Problem requirements → Write out the opening lines of the data word for word, up to and including the line with "const data = categories.map((c, i)", and leave every picture and every later line out.

Data extract →
-=-=-=-=-

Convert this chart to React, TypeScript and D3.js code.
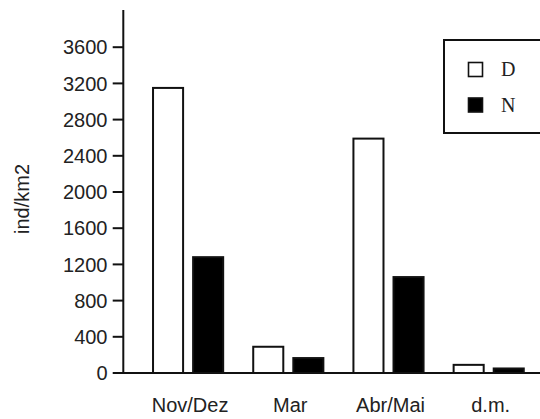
import React from "react";
import * as d3 from "d3";

const categories = ["Nov/Dez", "Mar", "Abr/Mai", "d.m."];
const seriesNames = ["D", "N"];
const valuesD = [3150, 290, 2590, 90];
const valuesN = [1280, 165, 1060, 50];
const yTicks = [0, 400, 800, 1200, 1600, 2000, 2400, 2800, 3200, 3600];
const yTitle = "ind/km2";

const W = 540;
const H = 419;

export default function App() {
  const y = d3.scaleLinear().domain([0, 4000]).range([373, 11]);
  const x0 = d3
    .scaleBand<string>()
    .domain(categories)
    .range([138, 538.8])
    .paddingInner(0.3)
    .paddingOuter(0.15);
  const x1 = d3
    .scaleBand<string>()
    .domain(seriesNames)
    .range([0, x0.bandwidth()])
    .paddingInner(0.25);

  const axisX = 123.3;
  const sans = "'Liberation Sans', Arial, sans-serif";
  const serif = "'Liberation Serif', 'Times New Roman', serif";
  const ink = "#111";

  const data = categories.map((c, i) => ({ c, D: valuesD[i], N: valuesN[i] }));

  return (
    <svg
      width={W}
      height={H}
      style={{ position: "absolute", left: 0, top: 0, background: "#fff" }}
    >
      <rect x={0} y={0} width={W} height={H} fill="#fff" />
      {/* bars */}
      {data.map((d) =>
        seriesNames.map((s) => {
          const v = (d as any)[s] as number;
          const bx = (x0(d.c) as number) + (x1(s) as number);
          return (
            <rect
              key={d.c + s}
              x={bx}
              y={y(v)}
              width={x1.bandwidth()}
              height={y(0) - y(v)}
              fill={s === "D" ? "#fff" : "#000"}
              stroke={ink}
              strokeWidth={2}
            />
          );
        })
      )}
      {/* y axis */}
      <line x1={axisX} x2={axisX} y1={y(4000) - 1} y2={y(0)} stroke={ink} strokeWidth={2} />
      {yTicks.map((t) => (
        <g key={t}>
          <line x1={112.7} x2={axisX} y1={y(t)} y2={y(t)} stroke={ink} strokeWidth={2} />
          <text
            x={107.5}
            y={y(t)}
            dy="0.36em"
            textAnchor="end"
            fontFamily={sans}
            fontSize={20}
            fill="#222"
          >
            {t}
          </text>
        </g>
      ))}
      {/* x axis */}
      <line x1={axisX - 1} x2={W} y1={y(0)} y2={y(0)} stroke={ink} strokeWidth={2} />
      {categories.map((c) => (
        <text
          key={c}
          x={(x0(c) as number) + x0.bandwidth() / 2 + 2}
          y={411.5}
          textAnchor="middle"
          fontFamily={sans}
          fontSize={20}
          fill="#222"
        >
          {c}
        </text>
      ))}
      {/* y title */}
      <text
        transform={`translate(29,199) rotate(-90)`}
        textAnchor="middle"
        fontFamily={sans}
        fontSize={20}
        fill="#222"
      >
        {yTitle}
      </text>
      {/* legend */}
      <rect x={444} y={40} width={130} height={93} fill="#fff" stroke={ink} strokeWidth={2} />
      {seriesNames.map((s, i) => (
        <g key={s}>
          <rect
            x={468.5}
            y={62.5 + i * 35.5}
            width={14}
            height={14}
            fill={s === "D" ? "#fff" : "#000"}
            stroke={ink}
            strokeWidth={1.6}
          />
          <text
            x={501}
            y={76 + i * 36}
            fontFamily={serif}
            fontSize={20}
            fill="#222"
          >
            {s}
          </text>
        </g>
      ))}
    </svg>
  );
}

-=-=-=-=-

Response for this exercise →
Convert this chart to React, TypeScript and D3.js code.
import React from "react";
import * as d3 from "d3";

const categories = ["Nov/Dez", "Mar", "Abr/Mai", "d.m."];
const seriesNames = ["D", "N"];
const valuesD = [3150, 290, 2590, 90];
const valuesN = [1280, 165, 1060, 50];
const yTicks = [0, 400, 800, 1200, 1600, 2000, 2400, 2800, 3200, 3600];
const yTitle = "ind/km2";

const W = 540;
const H = 419;

export default function App() {
  const y = d3.scaleLinear().domain([0, 4000]).range([373, 11]);
  const x0 = d3
    .scaleBand<string>()
    .domain(categories)
    .range([138, 538.8])
    .paddingInner(0.3)
    .paddingOuter(0.15);
  const x1 = d3
    .scaleBand<string>()
    .domain(seriesNames)
    .range([0, x0.bandwidth()])
    .paddingInner(0.25);

  const axisX = 123.3;
  const sans = "'Liberation Sans', Arial, sans-serif";
  const serif = "'Liberation Serif', 'Times New Roman', serif";
  const ink = "#111";

  const data = categories.map((c, i) => ({ c, D: valuesD[i], N: valuesN[i] }));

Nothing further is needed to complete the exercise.